Kaunfer co-founded Yeshivat Hadar with rabbis Ethan Tucker and Shai Held, and all three are closely tied to the independent minyan movement, particularly the Upper West Side minyan Kehillat Hadar. The yeshiva is separate from Kehillat Hadar, but it is part of the efforts of the school’s founders to weave together the members of the independent minyan movement into a nationally linked network. The students of the yeshiva, they believe, can become the backbone of the minyans, and, more broadly, of Jewish communities across the country.

Yeshivat Hadar is aimed at Jews in their 20s and early 30s who, Kaunfer said, “are going to have a multiplier effect on the Jewish community.” The aim is not to produce the next crop of rabbis but rather serious Jews who don’t necessarily make their Judaism into a career. To that end, the three founders are looking to recruit 15 to 20 students for the year-round yeshiva, drawn in part from college campuses and minyans.

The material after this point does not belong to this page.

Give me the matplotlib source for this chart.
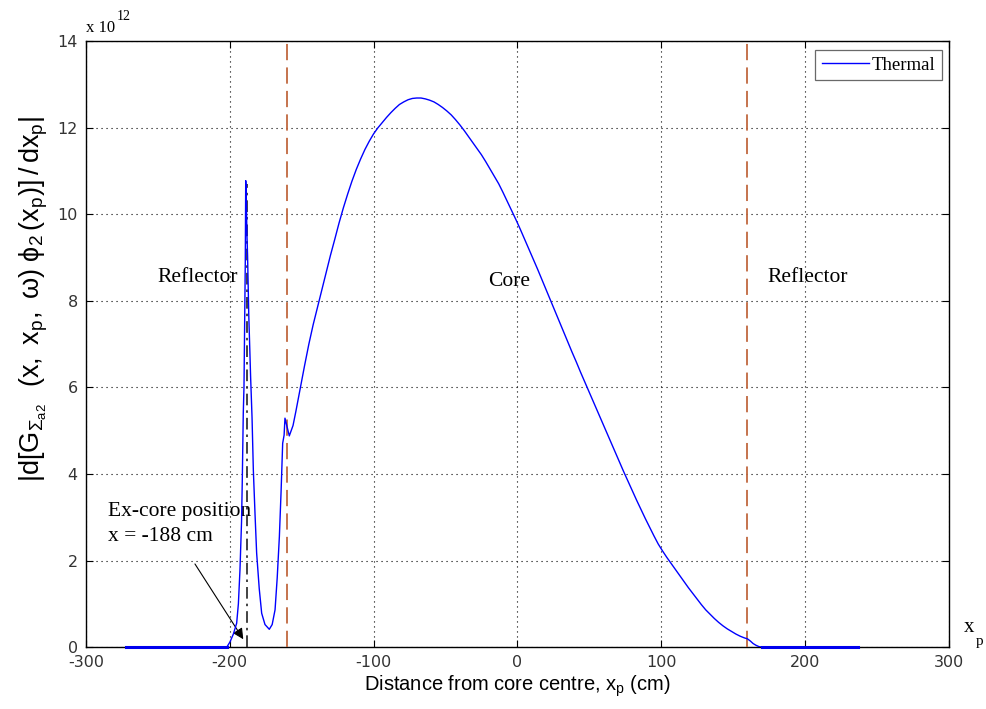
import numpy as np
import matplotlib
matplotlib.use("Agg")
import matplotlib.pyplot as plt

# ---- data (x in cm, y in units of 1e12) ----
x_left_zero = [-272, -250, -230, -210, -202]
y_left_zero = [0, 0, 0, 0, 0]

x_spike = [-199.8, -197.5, -195.2, -194.0, -192.9, -191.8, -191.3, -190.6, -190.1, -189.6, -189.2, -188.9,
           -188.5, -188.1, -187.6, -186.8, -185.5, -184.5, -183.6, -182.4, -181.3, -179.5, -177.8, -175.5,
           -172.5, -170.5, -168.5, -167.0, -165.5, -164.3, -163.2, -162.2, -161.6, -160.2]
y_spike = [0.12, 0.30, 0.55, 1.0, 1.78, 2.9, 3.82, 5.4, 6.02, 7.64, 8.9, 10.78,
           10.4, 9.6, 9.03, 7.7, 6.25, 5.3, 4.09, 3.05, 2.17, 1.35, 0.78, 0.52,
           0.41, 0.52, 0.86, 1.6, 2.55, 3.6, 4.71, 4.9, 5.29, 5.1]

x_main = [-158.6, -156, -154, -152, -150, -148, -145, -142, -139, -136, -133, -130, -127, -124,
          -121, -118, -115, -112, -109, -106, -103, -100, -97, -94, -91, -88, -85, -82, -79,
          -76, -73, -70, -67, -64, -61, -58, -55, -52, -49, -46, -43, -40, -37, -34, -31, -28,
          -25, -22, -19, -16, -13, -10, -7, -4, -1, 2, 5, 8, 11, 14, 17, 20, 23, 26, 29, 32,
          35, 38, 41, 44, 47, 50, 53, 56, 59, 62, 65, 68, 71, 74, 77, 80, 83, 86, 89, 92, 95,
          98, 101, 104, 107, 110, 113, 116, 119, 122, 125, 128, 131, 134, 137, 140, 143, 146,
          149, 152, 155, 158, 160, 162, 164, 166, 168]
y_main = [4.88, 5.12, 5.45, 5.8, 6.15, 6.5, 7.0, 7.45, 7.85, 8.25, 8.65, 9.05, 9.42, 9.8,
          10.15, 10.47, 10.77, 11.04, 11.28, 11.5, 11.69, 11.86, 12.0, 12.12, 12.24, 12.35,
          12.45, 12.54, 12.6, 12.65, 12.68, 12.69, 12.69, 12.67, 12.64, 12.6, 12.54, 12.47,
          12.39, 12.3, 12.19, 12.07, 11.94, 11.8, 11.66, 11.52, 11.38, 11.22, 11.05, 10.88,
          10.71, 10.51, 10.3, 10.09, 9.88, 9.66, 9.43, 9.2, 8.97, 8.74, 8.5, 8.26, 8.02, 7.78,
          7.54, 7.3, 7.06, 6.82, 6.59, 6.35, 6.12, 5.89, 5.66, 5.43, 5.2, 4.97, 4.74, 4.51,
          4.28, 4.05, 3.83, 3.61, 3.39, 3.18, 2.97, 2.77, 2.57, 2.38, 2.22, 2.07, 1.93, 1.79,
          1.65, 1.51, 1.37, 1.24, 1.11, 0.98, 0.86, 0.76, 0.66, 0.57, 0.49, 0.42, 0.36, 0.3,
          0.25, 0.21, 0.19, 0.14, 0.08, 0.04, 0.01]

x_right_zero = [170, 200, 220, 237]
y_right_zero = [0, 0, 0, 0]

x_vals = np.array(x_left_zero + x_spike + x_main + x_right_zero)
y_vals = np.array(y_left_zero + y_spike + y_main + y_right_zero)

excore_x = -188
excore_top = 10.7
boundaries = [-160, 160]

xticks = [-300, -200, -100, 0, 100, 200, 300]
yticks = [0, 2, 4, 6, 8, 10, 12, 14]

serif = ['Liberation Serif', 'DejaVu Serif']
plt.rcParams['mathtext.default'] = 'regular'
plt.rcParams['axes.unicode_minus'] = False

fig = plt.figure(figsize=(9.87, 7.09), dpi=100)
ax = fig.add_axes([0.0871, 0.0874, 0.8741, 0.8543])

ax.plot(x_vals, y_vals, color='#0000ff', lw=1.0, zorder=5, label='Thermal')
# thick zero segments
ax.plot(x_left_zero, y_left_zero, color='#0000ee', lw=2.2, zorder=6, clip_on=False)
ax.plot(x_right_zero, y_right_zero, color='#0000ee', lw=2.2, zorder=6, clip_on=False)

for b in boundaries:
    ax.plot([b, b], [0, 14], color='#c0683f', lw=1.3, dashes=(9, 4), zorder=4)
ax.plot([excore_x, excore_x], [0, excore_top], color='#222222', lw=1.2,
        dashes=(7, 3, 1.5, 3), zorder=4)

ax.set_xlim(-300, 300)
ax.set_ylim(0, 14)
ax.set_xticks(xticks)
ax.set_yticks(yticks)
ax.tick_params(direction='in', top=True, right=True, length=5, width=0.8,
               labelsize=11.5, pad=6)
for lab in ax.get_xticklabels() + ax.get_yticklabels():
    lab.set_color('#333333')
ax.grid(True, color='black', linestyle=(0, (1, 3.5)), lw=0.8)
for s in ax.spines.values():
    s.set_linewidth(1.0)

ax.set_xlabel('Distance from core centre, $x_p$ (cm)', fontsize=14.5,
              family=['Liberation Sans', 'DejaVu Sans'], labelpad=2)
ax.set_ylabel(r'$|d[G_{\Sigma_{a2}}\ \;(x,\;x_p,\;\omega)\;\phi_2\,(x_p)]\,/\,dx_p|$',
              fontsize=19.5, family=['Liberation Sans', 'DejaVu Sans'], labelpad=2)
ax.yaxis.set_label_coords(-0.042, 0.574)

# annotations
tfs = 15.5
ax.text(-250.4, 8.55, 'Reflector', fontsize=tfs, family=serif, va='center', ha='left')
ax.text(-20.4, 8.46, 'Core', fontsize=tfs, family=serif, va='center', ha='left')
ax.text(174, 8.54, 'Reflector', fontsize=tfs, family=serif, va='center', ha='left')
ax.text(-284.5, 3.13, 'Ex-core position', fontsize=tfs, family=serif, va='center', ha='left')
ax.text(-284.5, 2.55, 'x = -188 cm', fontsize=tfs, family=serif, va='center', ha='left')
ax.annotate('', xy=(-190.6, 0.18), xytext=(-224.2, 1.92),
            arrowprops=dict(arrowstyle='-|>', color='black', lw=0.8,
                            mutation_scale=16, shrinkA=0, shrinkB=0))

# exponent label and axis tag
fig.text(86 / 987, 1 - 28 / 709, 'x 10', fontsize=12, family=serif, va='center', ha='left')
fig.text(117 / 987, 1 - 17 / 709, '12', fontsize=10, family=serif, va='center', ha='left')
fig.text(964 / 987, 1 - 627 / 709, 'x', fontsize=15, family=serif, va='center', ha='left')
fig.text(976 / 987, 1 - 641 / 709, 'p', fontsize=11, family=serif, va='center', ha='left')

leg = ax.legend(loc='upper right', prop={'family': serif, 'size': 13.5},
                frameon=True, fancybox=False, edgecolor='#444444',
                handlelength=2.5, handletextpad=0.15, borderpad=0.35,
                borderaxespad=0, bbox_to_anchor=(0.9923, 0.9857))
leg.get_frame().set_linewidth(0.9)

fig.savefig('out.png', dpi=100)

The idea of intensive text study in an egalitarian environment is not wholly new. Since 2001, the Northwoods Kollel at Camp Ramah in Wisconsin has offered a summer program of egalitarian text study, and the Pardes Institute in Israel offers a yearlong program for men and women. But none offers the of a year-round instruction for laypeople in North America that Yeshivat Hadar aims to provide.

Jonathan Sarna, a professor of American Jewish history at Brandeis University, argues that the founding of such a yeshiva reflects the intersection of several trends in contemporary Judaism: the emphasis on highly educated laity that originated in the Orthodox world; the rigorous study of texts taught in the growing day school movement, and the egalitarianism that had its origins in the non-Orthodox world. The founders themselves, however, carefully steer clear of denominational politics, and the students at the summer programs have come from backgrounds ranging from secular to Orthodox.

Prospective students will need at least a basic proficiency in Hebrew — enough to navigate a simple sentence of Talmud or Torah — though the founders expect that some students, like those in the summer program, will be experienced talmudists. Those who are accepted will go through a rigorous program of study that includes Talmud, the Bible, Jewish thought, a community service project and communal prayer three times a day. They also will receive a stipend to cover the cost of their room and board.

The full-year program will run for nine months out of the year. The founders expect that most of the students will be full time, although there will be opportunities for people to sign up for part-time classes. The summer yeshiva sessions will continue to operate, as well.

The founders anticipate that the year-round yeshiva will cost slightly more than $1 million annually to run, and they are in the process of raising money. Their efforts got a major boost last January, when Tucker received a two-year, $200,000 fellowship from the Harold Grinspoon Foundation, and again in May when the Avi Chai Foundation gave Kaunfer a three-year fellowship worth $225,000. They expect to raise the rest from foundations and private donors.

The founders of Yeshivat Hadar are wagering that there is an untapped market in the United States for students who want to spend long hours every day studying for the sheer love of learning Jewish texts. Those who sign up will get no degree or certificate, just the satisfaction of study. Still, if the preliminary reviews from the summer students are anything by which to judge, they may be on to something.

“I get to learn Torah from some of the most incredible teachers in an egalitarian setting,” said Sarah Mulhern, a recent Brandeis graduate who attended this year’s summer session. “What could be better?”